Née en 1925 à Chicago au sein d’une famille de la haute bourgeoisie passionnée par les arts - son père, dermatologue célèbre, pratique la peinture en amateur, et sa mère, héritière d’un empire industriel, est une poétesse reconnue - Joan Mitchell étudie à l’Art Institute de Chicago. Elle en sort diplômée en 1947, dans une Amérique qui se remet tout juste du conflit mondial et déborde d’énergie artistique. Après un an passé en France grâce à une bourse de fin d’études, elle s’installe à New York en 1949. Elle devient alors membre active de l’école de New York, un groupe informel de peintres, poètes, musiciens et danseurs inspirés par le surréalisme européen. Elle rencontre les principaux chefs de file de l’expressionnisme abstrait, dont font partie Jackson Pollock et Willem de Kooning, avec qui elle expose dès 1951. Ses peintures s’inscrivent alors pleinement dans ce mouvement : coups de pinceaux vigoureux et coulures recouvrent l’intégralité de la surface de la toile, sans distinction de figure ou de fond (Sans titre, 1954).
Dans les années 1950, elle met en place le vocabulaire de sa pratique de la peinture à l’huile. À la limite entre abstraction et figuration, celle-ci est un travail de mémoire. Chaque toile est une tentative de faire réémerger des sensations visuelles liées à une expérience remémorée, et qui convoquent toute une chaîne de souvenirs. « Je peins des souvenirs de paysages que j'emporte avec moi, ainsi que les souvenirs des sentiments qu'ils m'ont inspirés, qui sont bien sûr transformés. » Se faire le miroir de la nature lui semblait impossible : elle cherchait plutôt à peindre « ce que cela lui laissait ».
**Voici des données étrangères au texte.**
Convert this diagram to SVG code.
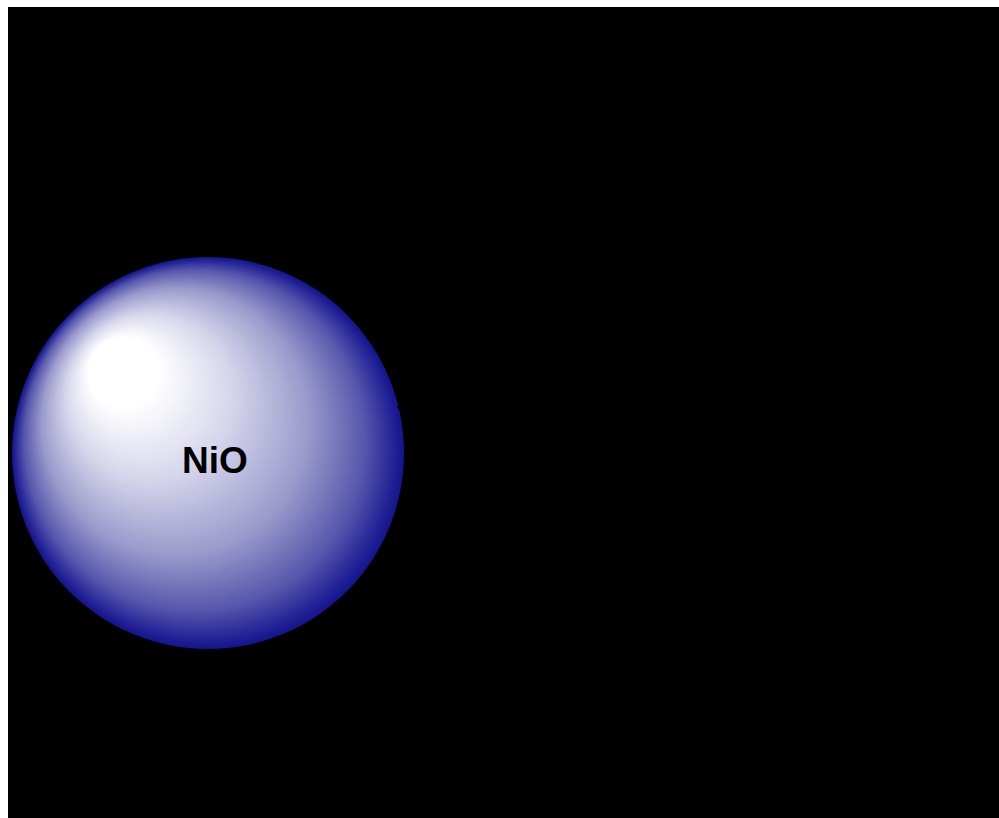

À partir de 1955, elle partage son temps entre les États-Unis et la France avant de s’installer définitivement à Paris en 1959. Elle peint alors souvent de nuit, à la lumière électrique, à partir de sensations accumulées pendant la journée. Dans les années 1960, le diptyque et le polyptyque font leur apparition dans son œuvre, ouvrant sur une fragmentation des points de vue (The sky is blue, the grass is green, 1972). En 1968, elle emménage à Vétheuil, un petit village de Normandie, dans une maison surplombant la Seine. Le geste de Mitchell se fait alors plus mesuré, plus calme, les champs colorés émergeant d’un fond blanc évoquant une sensation d’espace en apesanteur (Chasse interdite, 1973). Engagée envers la génération émergente, elle accueille à Vétheuil de nombreux jeunes artistes et écrivains. C’est aussi dans ce cadre idyllique que cet esprit tempétueux et sans compromis s’isole de plus en plus du monde. Elle décède en 1992, laissant une œuvre violente et exaltée, toujours inspirée par le bonheur ou la souffrance que lui inspirait sa contemplation de la nature.